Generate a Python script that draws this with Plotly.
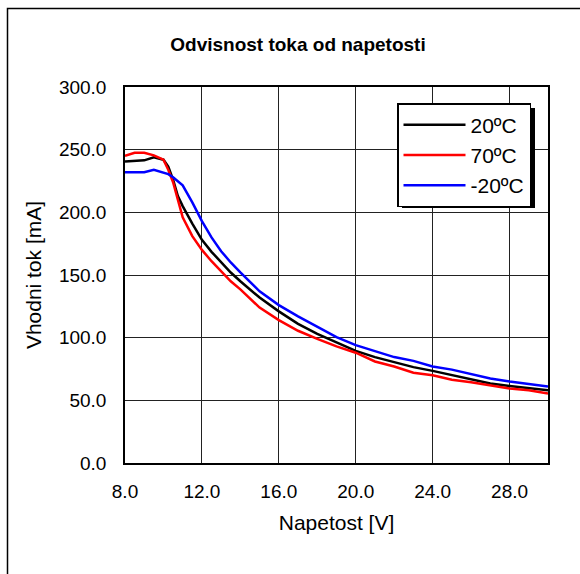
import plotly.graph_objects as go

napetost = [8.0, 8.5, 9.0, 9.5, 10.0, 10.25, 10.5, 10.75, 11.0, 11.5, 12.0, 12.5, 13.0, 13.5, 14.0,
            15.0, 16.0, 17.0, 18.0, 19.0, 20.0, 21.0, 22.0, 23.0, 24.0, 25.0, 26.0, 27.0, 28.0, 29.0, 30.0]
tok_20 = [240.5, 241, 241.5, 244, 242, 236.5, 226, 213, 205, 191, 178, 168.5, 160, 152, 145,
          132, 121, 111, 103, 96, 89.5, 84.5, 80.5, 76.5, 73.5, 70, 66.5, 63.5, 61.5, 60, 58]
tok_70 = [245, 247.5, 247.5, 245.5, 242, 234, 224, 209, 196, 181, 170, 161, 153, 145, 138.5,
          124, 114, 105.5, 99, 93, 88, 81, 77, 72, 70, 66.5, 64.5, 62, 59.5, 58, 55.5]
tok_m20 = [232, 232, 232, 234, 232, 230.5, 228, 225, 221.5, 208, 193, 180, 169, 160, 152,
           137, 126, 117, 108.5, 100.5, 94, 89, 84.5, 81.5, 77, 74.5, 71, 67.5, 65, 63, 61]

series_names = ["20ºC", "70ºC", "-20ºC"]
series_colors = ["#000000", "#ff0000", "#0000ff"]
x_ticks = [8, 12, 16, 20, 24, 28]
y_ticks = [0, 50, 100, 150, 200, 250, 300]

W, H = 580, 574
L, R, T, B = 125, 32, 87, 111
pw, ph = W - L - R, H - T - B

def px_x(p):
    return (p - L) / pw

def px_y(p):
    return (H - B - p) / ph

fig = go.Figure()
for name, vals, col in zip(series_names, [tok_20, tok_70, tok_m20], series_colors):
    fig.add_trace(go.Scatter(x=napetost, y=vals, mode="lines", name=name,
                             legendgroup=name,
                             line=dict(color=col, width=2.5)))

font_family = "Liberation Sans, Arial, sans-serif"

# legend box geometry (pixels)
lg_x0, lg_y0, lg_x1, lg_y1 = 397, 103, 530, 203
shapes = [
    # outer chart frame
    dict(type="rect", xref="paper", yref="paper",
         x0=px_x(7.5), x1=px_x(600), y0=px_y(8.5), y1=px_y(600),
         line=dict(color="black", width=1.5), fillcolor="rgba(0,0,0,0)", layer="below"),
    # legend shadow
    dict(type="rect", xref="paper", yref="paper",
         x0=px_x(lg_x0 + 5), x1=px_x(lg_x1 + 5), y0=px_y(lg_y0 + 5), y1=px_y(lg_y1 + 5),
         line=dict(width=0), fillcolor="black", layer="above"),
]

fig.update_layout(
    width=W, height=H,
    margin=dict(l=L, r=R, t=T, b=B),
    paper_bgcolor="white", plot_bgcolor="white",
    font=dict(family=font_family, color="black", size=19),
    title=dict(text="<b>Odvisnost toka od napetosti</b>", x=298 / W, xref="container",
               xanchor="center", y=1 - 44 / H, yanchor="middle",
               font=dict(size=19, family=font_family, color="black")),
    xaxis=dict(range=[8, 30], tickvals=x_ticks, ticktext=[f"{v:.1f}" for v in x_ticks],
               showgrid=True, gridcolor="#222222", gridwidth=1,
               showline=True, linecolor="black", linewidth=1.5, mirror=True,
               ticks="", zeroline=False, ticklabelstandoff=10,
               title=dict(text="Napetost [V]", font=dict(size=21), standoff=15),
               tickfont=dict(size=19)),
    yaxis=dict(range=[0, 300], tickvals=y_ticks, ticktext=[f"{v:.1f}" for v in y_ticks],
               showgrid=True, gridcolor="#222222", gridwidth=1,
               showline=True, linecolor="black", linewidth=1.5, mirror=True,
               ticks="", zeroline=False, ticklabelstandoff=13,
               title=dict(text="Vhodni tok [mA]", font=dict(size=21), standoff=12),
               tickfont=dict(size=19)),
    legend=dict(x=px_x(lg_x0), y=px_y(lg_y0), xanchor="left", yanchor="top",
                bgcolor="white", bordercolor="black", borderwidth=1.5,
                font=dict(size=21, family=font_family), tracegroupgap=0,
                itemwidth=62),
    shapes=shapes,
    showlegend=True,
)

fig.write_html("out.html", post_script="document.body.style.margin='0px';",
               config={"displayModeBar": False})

- **Exercise brief**:
Pictures stay out. Repeat only the lines from the beginning of the data through the line that has "return (H - B - p) / ph".

- **Result**:
Generate a Python script that draws this with Plotly.
import plotly.graph_objects as go

napetost = [8.0, 8.5, 9.0, 9.5, 10.0, 10.25, 10.5, 10.75, 11.0, 11.5, 12.0, 12.5, 13.0, 13.5, 14.0,
            15.0, 16.0, 17.0, 18.0, 19.0, 20.0, 21.0, 22.0, 23.0, 24.0, 25.0, 26.0, 27.0, 28.0, 29.0, 30.0]
tok_20 = [240.5, 241, 241.5, 244, 242, 236.5, 226, 213, 205, 191, 178, 168.5, 160, 152, 145,
          132, 121, 111, 103, 96, 89.5, 84.5, 80.5, 76.5, 73.5, 70, 66.5, 63.5, 61.5, 60, 58]
tok_70 = [245, 247.5, 247.5, 245.5, 242, 234, 224, 209, 196, 181, 170, 161, 153, 145, 138.5,
          124, 114, 105.5, 99, 93, 88, 81, 77, 72, 70, 66.5, 64.5, 62, 59.5, 58, 55.5]
tok_m20 = [232, 232, 232, 234, 232, 230.5, 228, 225, 221.5, 208, 193, 180, 169, 160, 152,
           137, 126, 117, 108.5, 100.5, 94, 89, 84.5, 81.5, 77, 74.5, 71, 67.5, 65, 63, 61]

series_names = ["20ºC", "70ºC", "-20ºC"]
series_colors = ["#000000", "#ff0000", "#0000ff"]
x_ticks = [8, 12, 16, 20, 24, 28]
y_ticks = [0, 50, 100, 150, 200, 250, 300]

W, H = 580, 574
L, R, T, B = 125, 32, 87, 111
pw, ph = W - L - R, H - T - B

def px_x(p):
    return (p - L) / pw

def px_y(p):
    return (H - B - p) / ph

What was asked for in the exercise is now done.